ISSN: 1391 - 0531
Sunday February 17, 2008
Vol. 42 - No 38
Financial Times  

Don’t ‘sob’ anymore over rates

The Central Bank, annoyed over the ‘perennial’ demand by exporters’ for favourable exchange rates to benefit the trade, has told exporters they should make money on their own instead of relying on exchange rate policy issues.

“Exporters are complaining about the exchange rate but we have told them that the profits they make must now come on their own. If they think the currency should depreciate for them to make a profit, that’s not on (anymore),” Central Bank Governor Nivard Cabraal told The Sunday Times FT.

Exporters have been expressing concern in recent months over the appreciation of the rupee which is hurting exports and urged the authorities to provide a stable currency rate, although this is an issue that exporters have been complaining about over the years whenever the domestic currency gains against the US dollar.

But this time, the Central Bank is firm and saying ‘enough is enough.’ “They (exporters) must realize that in many countries the currency is stabilizing. We have to ensure that the currency remains stable; it’s only then that the macro economic stability works. Our message is that the currency is stable and they should work with a stable currency,” he said.

The ‘gentle’ warning came as the private sector also complained about rising interest rates which is hurting loan recoveries, consumer credit and investment.

“The high interest rates are bringing in a lot of constraints on the banks. The volatility and the uncertainty in the market compel us to lend at a higher rate. This in turns affects the entrepreneurs and the businessmen at large,” a Seylan Bank official said.

But Treasury officials said interest rates are on a declining path. “The government has a ‘mix’ in their borrowing patterns now, because they are not going to borrow entirely from the domestic market,” a Treasury official noted. He explained that the government is planning to raise money from other sources as well. “The government will borrow money from the overseas market. This will prompt the interest rates to decline, because then there will be no pressure on the domestic market,” he said. He predicted that during the next three months, interest rates will decrease.

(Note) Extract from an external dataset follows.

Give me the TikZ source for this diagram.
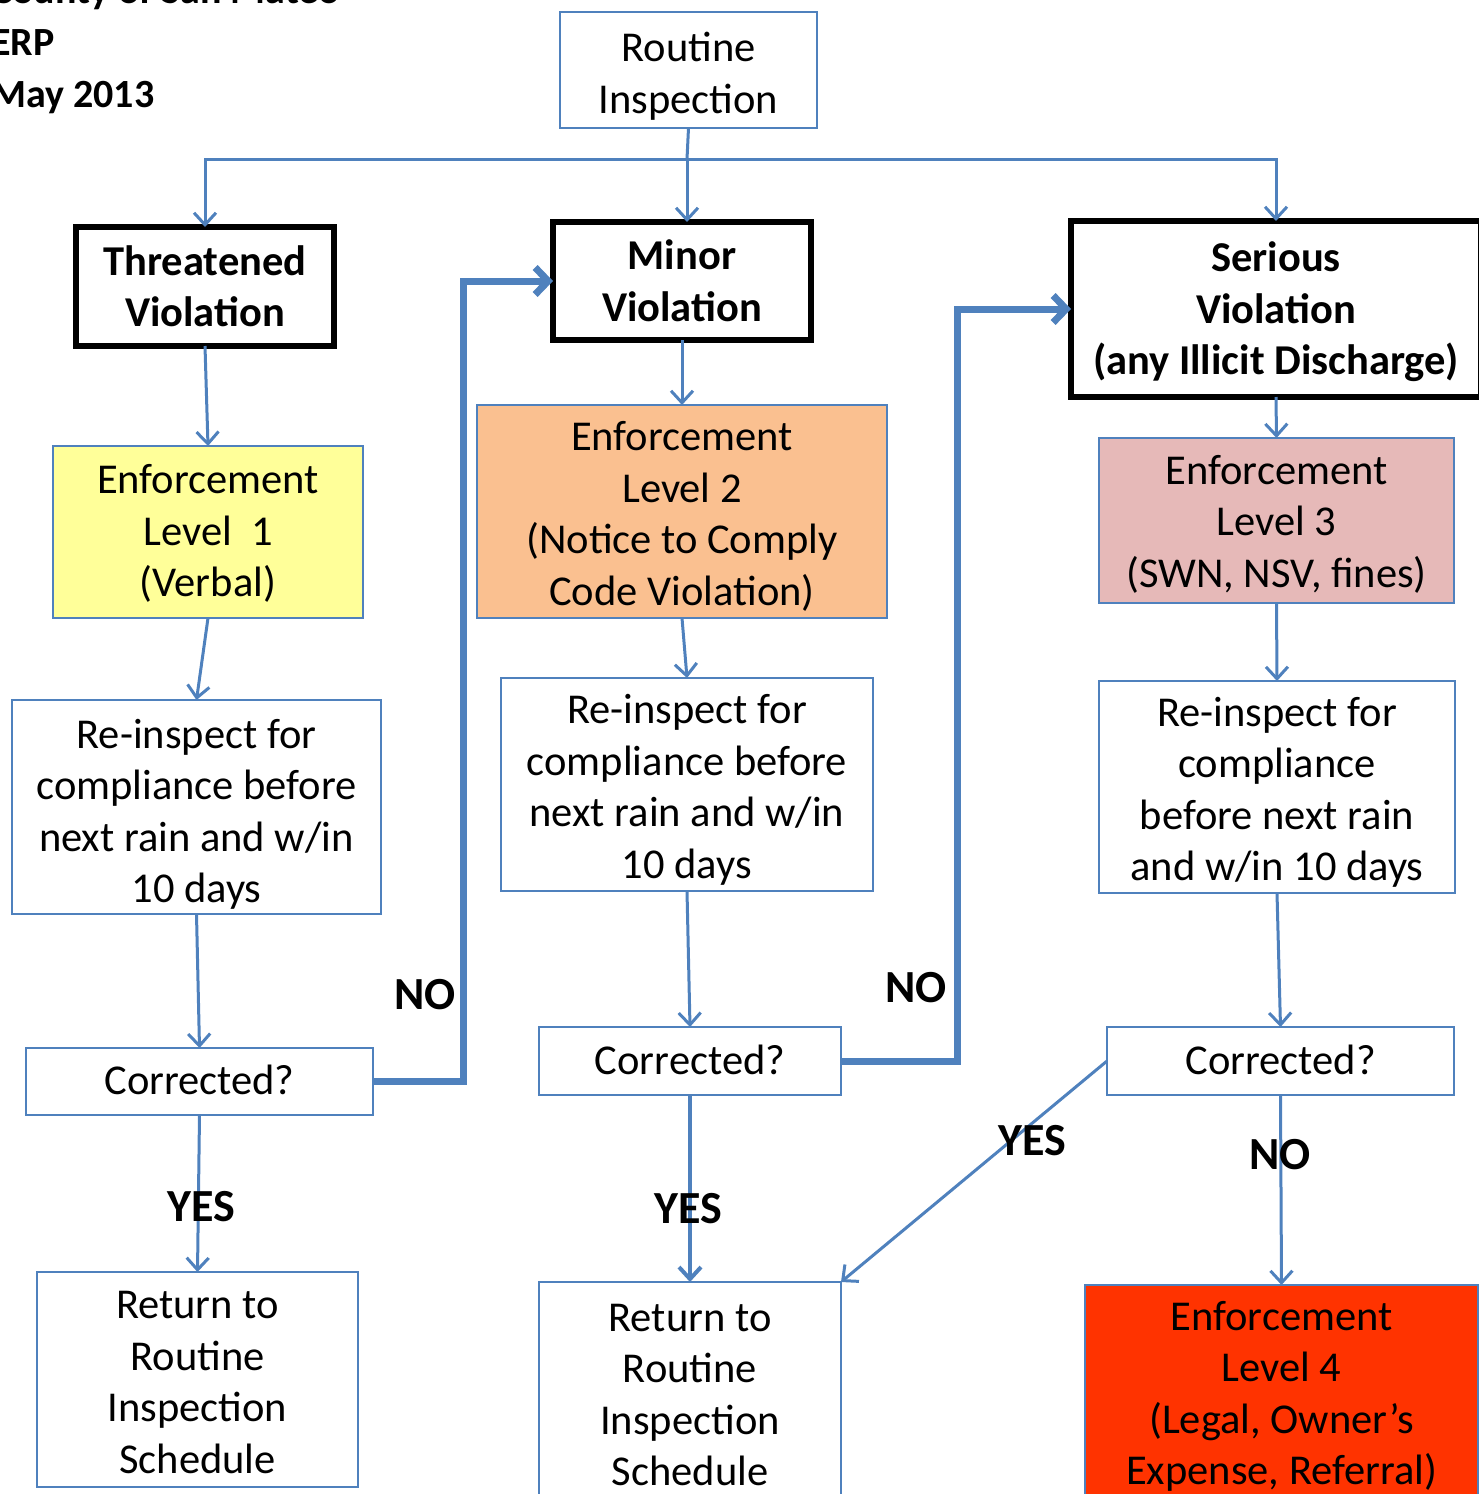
\documentclass[tikz,border=0pt]{standalone}
\usepackage{fontspec}
\setmainfont{Carlito}
\usetikzlibrary{arrows.meta}

\definecolor{ermblue}{HTML}{4F81BD}
\definecolor{lvlone}{HTML}{FFFF99}
\definecolor{lvltwo}{HTML}{FAC090}
\definecolor{lvlthree}{HTML}{E6B9B8}
\definecolor{lvlfour}{HTML}{FF3300}

% stacked lines, set a little low in their box
\newcommand{\boxtext}[2][6pt]{\raisebox{-#1}[\height][\depth]{\begin{tabular}{@{}c@{}}#2\end{tabular}}}

\tikzset{
  basic/.style     = {draw=ermblue, line width=2pt, rectangle, outer sep=0pt,
                      inner sep=0pt, font=\fontsize{42.5}{51.5}\selectfont},
  violation/.style = {basic, draw=black, line width=6pt, font=\fontsize{42.5}{51.5}\selectfont\bfseries},
  enforce/.style   = {basic},
  answer/.style    = {font=\fontsize{46}{50}\selectfont\bfseries, inner sep=0pt},
  flow/.style      = {draw=ermblue, line width=3pt, -{Straight Barb[length=12pt,width=22pt]}},
  bigflow/.style   = {draw=ermblue, line width=7pt, -{Straight Barb[length=13pt,width=27pt]}}
}

\begin{document}
\begin{tikzpicture}[x=1pt, y=-1pt]
\useasboundingbox (0,0) rectangle (1478,1494);

% header, cut by the page edge
\node[anchor=west, align=left, inner sep=0pt, font=\fontsize{40}{52}\selectfont\bfseries]
  (header) at (-9,45) {County of San Mateo\\ERP\\May 2013};

% first level
\node[basic, minimum width=257, minimum height=116] (routine) at (688.5,70) {\boxtext[7pt]{Routine\\Inspection}};
\coordinate (split) at (687,159);

% violation boxes
\node[violation, minimum width=258, minimum height=119] (threat)  at (205,286.5) {\boxtext[4pt]{Threatened\\Violation}};
\node[violation, minimum width=258, minimum height=118] (minor)   at (682,281)   {\boxtext[4pt]{Minor\\Violation}};
\node[violation, minimum width=410, minimum height=176] (serious) at (1276,309)  {\boxtext[4pt]{Serious\\Violation\\(any Illicit Discharge)}};

% enforcement levels
\node[enforce, fill=lvlone,   minimum width=310, minimum height=172] (enf1) at (208,532)      {\boxtext[3pt]{Enforcement\\Level\ \ 1\\(Verbal)}};
\node[enforce, fill=lvltwo,   minimum width=410, minimum height=213] (enf2) at (682,511.5)    {\boxtext{Enforcement\\Level 2\\(Notice to Comply\\Code Violation)}};
\node[enforce, fill=lvlthree, minimum width=355, minimum height=165] (enf3) at (1276.5,520.5) {\boxtext[5pt]{Enforcement\\Level 3\\(SWN, NSV, fines)}};

% re-inspection
\node[basic, minimum width=369, minimum height=214] (re1) at (196.5,807) {\boxtext[8pt]{Re-inspect for\\compliance before\\next rain and w/in\\10 days}};
\node[basic, minimum width=372, minimum height=213] (re2) at (687,784.5) {\boxtext{Re-inspect for\\compliance before\\next rain and w/in\\10 days}};
\node[basic, minimum width=356, minimum height=212] (re3) at (1277,787)  {\boxtext{Re-inspect for\\compliance\\before next rain\\and w/in 10 days}};

% checks
\node[basic, minimum width=347, minimum height=67] (cor1) at (199.5,1081.5) {\boxtext[3pt]{Corrected?}};
\node[basic, minimum width=302, minimum height=68] (cor2) at (690,1061)     {\boxtext[3pt]{Corrected?}};
\node[basic, minimum width=347, minimum height=68] (cor3) at (1280.5,1061)  {\boxtext[3pt]{Corrected?}};

% outcomes
\node[basic, minimum width=321, minimum height=215] (ret1) at (197.5,1379.5) {\boxtext{Return to\\Routine\\Inspection\\Schedule}};
\node[basic, minimum width=302, minimum height=220] (ret2) at (690,1392)     {\boxtext{Return to\\Routine\\Inspection\\Schedule}};
\node[enforce, fill=lvlfour, minimum width=393, minimum height=218] (enf4) at (1281.5,1394) {\boxtext[3pt]{Enforcement\\Level 4\\(Legal, Owner’s\\Expense, Referral)}};

% connectors
\draw[draw=ermblue, line width=3pt] (routine.south) -- (split);
\draw[flow] (split) -| (threat.north);
\draw[flow] (split) -| (serious.north);
\draw[flow] (split) -- (split |- minor.north);

\foreach \from/\to in {threat/enf1, enf1/re1, re1/cor1, cor1/ret1,
                       minor/enf2, enf2/re2, re2/cor2,
                       serious/enf3, enf3/re3, re3/cor3, cor3/enf4}
  \draw[flow] (\from.south) -- (\to.north);
\draw[flow, line width=4pt] (cor2.south) -- (ret2.north);
\draw[flow] (cor3.west) -- (ret2.north east);

\coordinate (noturn1) at (463,1081.5);
\coordinate (noturn2) at (957,1061);
\draw[bigflow] (cor1.east) -- (noturn1) |- (minor.west);
\draw[bigflow] (cor2.east) -- (noturn2) |- (serious.west);

% answers
\node[answer] (no1)  at (425,995)   {NO};
\node[answer] (no2)  at (916,988)   {NO};
\node[answer] (no3)  at (1280,1155) {NO};
\node[answer] (yes1) at (201,1207)  {YES};
\node[answer] (yes2) at (688,1209)  {YES};
\node[answer] (yes3) at (1032,1141) {YES};
\end{tikzpicture}
\end{document}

Cabraal, referring to the exchange rate, said the rupee is strong currently due to the flow of remittances from Sri Lankans and other sources. “Even if we had a deficit trade position this is comfortably matched by the inflows that come in,” he added.

Sound tea prices overseas in which exporters are getting $3 per kg compared to $2 earlier is an added bonus to inflows. Central Bank Deputy Governor Dr Ranee Jayamaha, also commenting on exchange rate and exporter demands, said there is a wrong perception on exchange rates. “Look at countries with huge exports which have stable currencies. Does the currency fluctuate? No, they cut costs and manage,” she said pointing to the Indian situation where the Indian currency has been firmly gaining in recent months.

An industry analyst pointed out that raising money from the overseas market will not address the entire issue of interest rate hikes.

“Given that the rupee has been strengthening during the last four to five months, it is safe to assure the interest rates may decrease, mainly because of the government’s decision at the budget to borrow internationally,” an industry analyst noted.

He pointed out that if the government can raise cheap funds from overseas than locally it is a good trend, but all depends on how or for what the money is used for. “For an example, last October, the bond issue was spent mostly on repaying old loans. Also it is important to note that the government cannot keep borrowing from abroad. Borrowing in the international market will by no means address the increase in interest rates and its repercussions, despite a short term respite,” he explained.

Cabraal tosses out the argument about high interest rate complaints from banks saying, “they complain on one side but look at their bottomline – they make a billion rupees in profit.”

“We do understand that interest rates are high but at a time when inflation is high and if you keep it too low the credit expansion can be greater,” he said.

Central Bank Economic Research Director Dr Nandalal Weerasinghe says the CB allowed market rates to rise to tackle the problem of excessive credit. “We have seen the results and private sector credit is now decelerating. Credit for intermediate goods like raw materials, etc hasn’t however reduced. What has come down is consumer credit,” he said, adding that he expects interest rates to come down by around July in line with inflation which is also expected to ease by that time.